=== What you are asked to do ===
Write out the lines from the top of the material through the line with "return cx +", exactly and with nothing added.

=== Dataset extract ===
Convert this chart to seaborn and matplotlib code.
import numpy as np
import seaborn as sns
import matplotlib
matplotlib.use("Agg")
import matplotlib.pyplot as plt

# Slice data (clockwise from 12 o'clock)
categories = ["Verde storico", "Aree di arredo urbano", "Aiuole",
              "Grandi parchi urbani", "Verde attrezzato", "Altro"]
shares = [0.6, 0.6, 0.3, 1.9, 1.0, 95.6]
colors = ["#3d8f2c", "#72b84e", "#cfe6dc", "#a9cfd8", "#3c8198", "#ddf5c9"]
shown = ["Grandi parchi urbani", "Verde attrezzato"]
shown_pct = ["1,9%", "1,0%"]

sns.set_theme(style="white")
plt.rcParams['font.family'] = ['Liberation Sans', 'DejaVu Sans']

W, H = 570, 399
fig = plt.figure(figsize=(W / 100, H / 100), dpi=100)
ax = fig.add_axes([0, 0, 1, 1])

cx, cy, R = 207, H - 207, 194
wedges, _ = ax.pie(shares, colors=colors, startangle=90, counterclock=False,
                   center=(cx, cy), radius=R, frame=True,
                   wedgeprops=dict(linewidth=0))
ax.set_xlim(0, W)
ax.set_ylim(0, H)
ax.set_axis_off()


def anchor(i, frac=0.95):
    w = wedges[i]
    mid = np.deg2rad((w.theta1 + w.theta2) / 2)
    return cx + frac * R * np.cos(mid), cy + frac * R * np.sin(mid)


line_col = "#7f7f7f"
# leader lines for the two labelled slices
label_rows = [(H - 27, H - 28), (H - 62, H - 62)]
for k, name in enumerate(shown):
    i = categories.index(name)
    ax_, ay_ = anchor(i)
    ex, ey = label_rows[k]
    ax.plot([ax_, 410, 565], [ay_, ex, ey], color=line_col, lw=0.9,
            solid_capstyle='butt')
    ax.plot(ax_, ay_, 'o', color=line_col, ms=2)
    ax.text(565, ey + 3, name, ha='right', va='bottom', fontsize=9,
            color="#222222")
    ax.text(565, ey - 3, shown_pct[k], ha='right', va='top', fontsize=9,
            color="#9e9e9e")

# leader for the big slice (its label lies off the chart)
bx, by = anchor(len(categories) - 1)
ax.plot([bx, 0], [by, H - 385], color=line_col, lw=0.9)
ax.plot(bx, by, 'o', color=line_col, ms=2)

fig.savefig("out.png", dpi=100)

=== Expected answer ===
Convert this chart to seaborn and matplotlib code.
import numpy as np
import seaborn as sns
import matplotlib
matplotlib.use("Agg")
import matplotlib.pyplot as plt

# Slice data (clockwise from 12 o'clock)
categories = ["Verde storico", "Aree di arredo urbano", "Aiuole",
              "Grandi parchi urbani", "Verde attrezzato", "Altro"]
shares = [0.6, 0.6, 0.3, 1.9, 1.0, 95.6]
colors = ["#3d8f2c", "#72b84e", "#cfe6dc", "#a9cfd8", "#3c8198", "#ddf5c9"]
shown = ["Grandi parchi urbani", "Verde attrezzato"]
shown_pct = ["1,9%", "1,0%"]

sns.set_theme(style="white")
plt.rcParams['font.family'] = ['Liberation Sans', 'DejaVu Sans']

W, H = 570, 399
fig = plt.figure(figsize=(W / 100, H / 100), dpi=100)
ax = fig.add_axes([0, 0, 1, 1])

cx, cy, R = 207, H - 207, 194
wedges, _ = ax.pie(shares, colors=colors, startangle=90, counterclock=False,
                   center=(cx, cy), radius=R, frame=True,
                   wedgeprops=dict(linewidth=0))
ax.set_xlim(0, W)
ax.set_ylim(0, H)
ax.set_axis_off()


def anchor(i, frac=0.95):
    w = wedges[i]
    mid = np.deg2rad((w.theta1 + w.theta2) / 2)
    return cx + frac * R * np.cos(mid), cy + frac * R * np.sin(mid)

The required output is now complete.